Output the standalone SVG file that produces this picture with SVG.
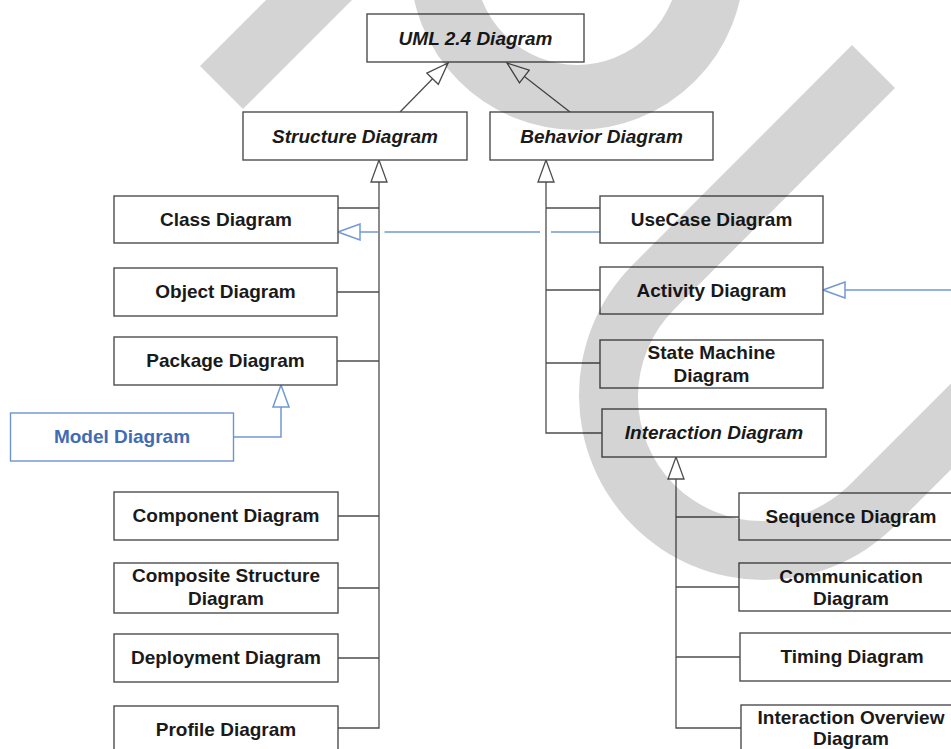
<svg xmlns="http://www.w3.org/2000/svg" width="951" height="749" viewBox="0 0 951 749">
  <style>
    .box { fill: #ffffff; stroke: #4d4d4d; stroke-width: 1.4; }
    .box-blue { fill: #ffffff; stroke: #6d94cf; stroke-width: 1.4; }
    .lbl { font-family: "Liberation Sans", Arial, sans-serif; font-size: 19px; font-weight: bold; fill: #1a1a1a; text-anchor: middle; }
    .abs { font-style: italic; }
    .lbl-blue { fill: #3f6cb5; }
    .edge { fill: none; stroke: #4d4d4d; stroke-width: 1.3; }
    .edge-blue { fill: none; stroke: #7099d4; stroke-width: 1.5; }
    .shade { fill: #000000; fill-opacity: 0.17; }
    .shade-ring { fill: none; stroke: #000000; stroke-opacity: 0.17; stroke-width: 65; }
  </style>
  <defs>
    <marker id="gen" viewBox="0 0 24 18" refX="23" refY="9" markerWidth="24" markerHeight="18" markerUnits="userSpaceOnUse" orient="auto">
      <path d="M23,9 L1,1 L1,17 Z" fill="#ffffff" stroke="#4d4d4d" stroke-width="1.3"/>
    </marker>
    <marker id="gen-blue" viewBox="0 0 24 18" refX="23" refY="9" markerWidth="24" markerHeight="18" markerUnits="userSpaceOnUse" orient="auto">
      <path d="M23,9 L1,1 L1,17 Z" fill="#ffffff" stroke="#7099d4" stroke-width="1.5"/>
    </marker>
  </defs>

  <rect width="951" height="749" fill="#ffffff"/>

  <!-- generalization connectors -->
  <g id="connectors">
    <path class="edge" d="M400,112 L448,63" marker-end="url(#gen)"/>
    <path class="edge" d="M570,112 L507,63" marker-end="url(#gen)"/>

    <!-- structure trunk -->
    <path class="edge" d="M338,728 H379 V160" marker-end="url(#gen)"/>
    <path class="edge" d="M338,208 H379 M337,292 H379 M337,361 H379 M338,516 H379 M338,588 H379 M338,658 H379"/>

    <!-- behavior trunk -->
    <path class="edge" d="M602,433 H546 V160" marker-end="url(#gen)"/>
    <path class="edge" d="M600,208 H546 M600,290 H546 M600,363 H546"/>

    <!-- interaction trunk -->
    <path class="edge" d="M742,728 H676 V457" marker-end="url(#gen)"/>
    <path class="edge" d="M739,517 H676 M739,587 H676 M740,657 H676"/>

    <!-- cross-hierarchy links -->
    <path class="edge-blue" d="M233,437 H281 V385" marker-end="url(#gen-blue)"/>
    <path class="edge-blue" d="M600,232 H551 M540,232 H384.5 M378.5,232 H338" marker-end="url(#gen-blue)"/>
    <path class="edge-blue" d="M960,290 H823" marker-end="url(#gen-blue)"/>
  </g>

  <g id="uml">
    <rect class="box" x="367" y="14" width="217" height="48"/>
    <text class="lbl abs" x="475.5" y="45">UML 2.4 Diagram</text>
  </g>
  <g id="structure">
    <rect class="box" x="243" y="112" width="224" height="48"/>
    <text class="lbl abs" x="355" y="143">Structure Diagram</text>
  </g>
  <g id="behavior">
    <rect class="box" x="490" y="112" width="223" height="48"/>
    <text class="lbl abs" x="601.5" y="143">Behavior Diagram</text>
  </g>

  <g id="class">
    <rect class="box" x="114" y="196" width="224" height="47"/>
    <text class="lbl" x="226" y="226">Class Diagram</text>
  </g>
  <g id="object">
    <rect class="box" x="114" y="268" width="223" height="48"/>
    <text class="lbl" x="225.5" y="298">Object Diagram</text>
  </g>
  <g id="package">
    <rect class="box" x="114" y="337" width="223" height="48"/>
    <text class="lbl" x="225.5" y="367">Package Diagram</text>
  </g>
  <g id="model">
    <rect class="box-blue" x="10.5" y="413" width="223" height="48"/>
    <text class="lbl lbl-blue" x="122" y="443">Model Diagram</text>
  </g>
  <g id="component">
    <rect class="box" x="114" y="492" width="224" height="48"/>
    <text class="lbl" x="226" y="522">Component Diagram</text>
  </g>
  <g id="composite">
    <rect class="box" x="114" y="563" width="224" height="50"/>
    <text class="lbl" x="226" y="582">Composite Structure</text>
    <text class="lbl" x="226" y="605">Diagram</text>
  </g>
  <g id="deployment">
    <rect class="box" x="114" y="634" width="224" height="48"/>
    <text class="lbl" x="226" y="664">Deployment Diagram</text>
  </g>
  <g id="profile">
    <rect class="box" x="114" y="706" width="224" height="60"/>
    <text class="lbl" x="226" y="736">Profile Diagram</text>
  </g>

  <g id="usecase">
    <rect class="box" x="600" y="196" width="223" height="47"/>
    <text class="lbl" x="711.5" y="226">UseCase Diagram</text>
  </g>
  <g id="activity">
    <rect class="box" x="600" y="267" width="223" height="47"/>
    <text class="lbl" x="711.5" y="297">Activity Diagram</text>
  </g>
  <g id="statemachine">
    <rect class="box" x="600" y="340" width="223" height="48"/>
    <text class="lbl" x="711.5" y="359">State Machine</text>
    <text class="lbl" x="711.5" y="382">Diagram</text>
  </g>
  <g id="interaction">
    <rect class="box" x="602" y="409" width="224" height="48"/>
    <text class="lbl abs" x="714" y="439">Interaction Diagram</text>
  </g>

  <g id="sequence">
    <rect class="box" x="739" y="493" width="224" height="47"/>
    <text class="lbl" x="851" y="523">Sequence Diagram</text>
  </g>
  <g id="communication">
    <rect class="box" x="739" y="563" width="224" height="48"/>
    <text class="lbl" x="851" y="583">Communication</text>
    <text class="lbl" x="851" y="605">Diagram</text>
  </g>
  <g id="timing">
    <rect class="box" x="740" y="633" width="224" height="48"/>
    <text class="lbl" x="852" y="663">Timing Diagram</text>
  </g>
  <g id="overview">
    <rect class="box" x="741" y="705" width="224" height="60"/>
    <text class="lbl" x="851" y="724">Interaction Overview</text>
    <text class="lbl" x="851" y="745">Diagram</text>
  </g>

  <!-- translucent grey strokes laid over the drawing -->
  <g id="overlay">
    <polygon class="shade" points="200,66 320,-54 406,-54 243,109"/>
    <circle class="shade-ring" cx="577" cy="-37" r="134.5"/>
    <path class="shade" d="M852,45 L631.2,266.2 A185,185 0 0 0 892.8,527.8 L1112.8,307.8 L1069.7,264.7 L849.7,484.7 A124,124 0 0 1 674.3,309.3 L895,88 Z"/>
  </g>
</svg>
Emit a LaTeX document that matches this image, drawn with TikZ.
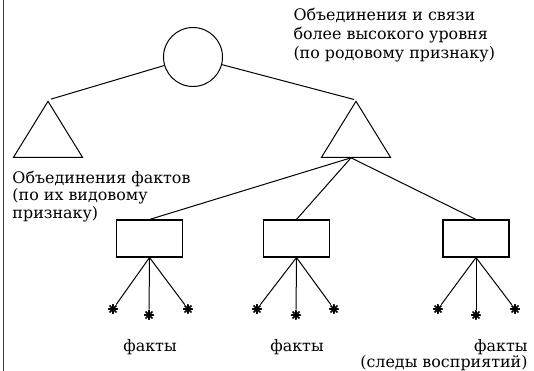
★ ★ ★ ★ ★ ★ ★
**GIVEN TASK:**
Start at the first line of the records and write out everything up to and including the line containing "H379 M337,292 H379". No pictures.

**EXERCISE OUTPUT:**
Output the standalone SVG file that produces this picture with SVG.
<svg xmlns="http://www.w3.org/2000/svg" width="951" height="749" viewBox="0 0 951 749">
  <style>
    .box { fill: #ffffff; stroke: #4d4d4d; stroke-width: 1.4; }
    .box-blue { fill: #ffffff; stroke: #6d94cf; stroke-width: 1.4; }
    .lbl { font-family: "Liberation Sans", Arial, sans-serif; font-size: 19px; font-weight: bold; fill: #1a1a1a; text-anchor: middle; }
    .abs { font-style: italic; }
    .lbl-blue { fill: #3f6cb5; }
    .edge { fill: none; stroke: #4d4d4d; stroke-width: 1.3; }
    .edge-blue { fill: none; stroke: #7099d4; stroke-width: 1.5; }
    .shade { fill: #000000; fill-opacity: 0.17; }
    .shade-ring { fill: none; stroke: #000000; stroke-opacity: 0.17; stroke-width: 65; }
  </style>
  <defs>
    <marker id="gen" viewBox="0 0 24 18" refX="23" refY="9" markerWidth="24" markerHeight="18" markerUnits="userSpaceOnUse" orient="auto">
      <path d="M23,9 L1,1 L1,17 Z" fill="#ffffff" stroke="#4d4d4d" stroke-width="1.3"/>
    </marker>
    <marker id="gen-blue" viewBox="0 0 24 18" refX="23" refY="9" markerWidth="24" markerHeight="18" markerUnits="userSpaceOnUse" orient="auto">
      <path d="M23,9 L1,1 L1,17 Z" fill="#ffffff" stroke="#7099d4" stroke-width="1.5"/>
    </marker>
  </defs>

  <rect width="951" height="749" fill="#ffffff"/>

  <!-- generalization connectors -->
  <g id="connectors">
    <path class="edge" d="M400,112 L448,63" marker-end="url(#gen)"/>
    <path class="edge" d="M570,112 L507,63" marker-end="url(#gen)"/>

    <!-- structure trunk -->
    <path class="edge" d="M338,728 H379 V160" marker-end="url(#gen)"/>
    <path class="edge" d="M338,208 H379 M337,292 H379 M337,361 H379 M338,516 H379 M338,588 H379 M338,658 H379"/>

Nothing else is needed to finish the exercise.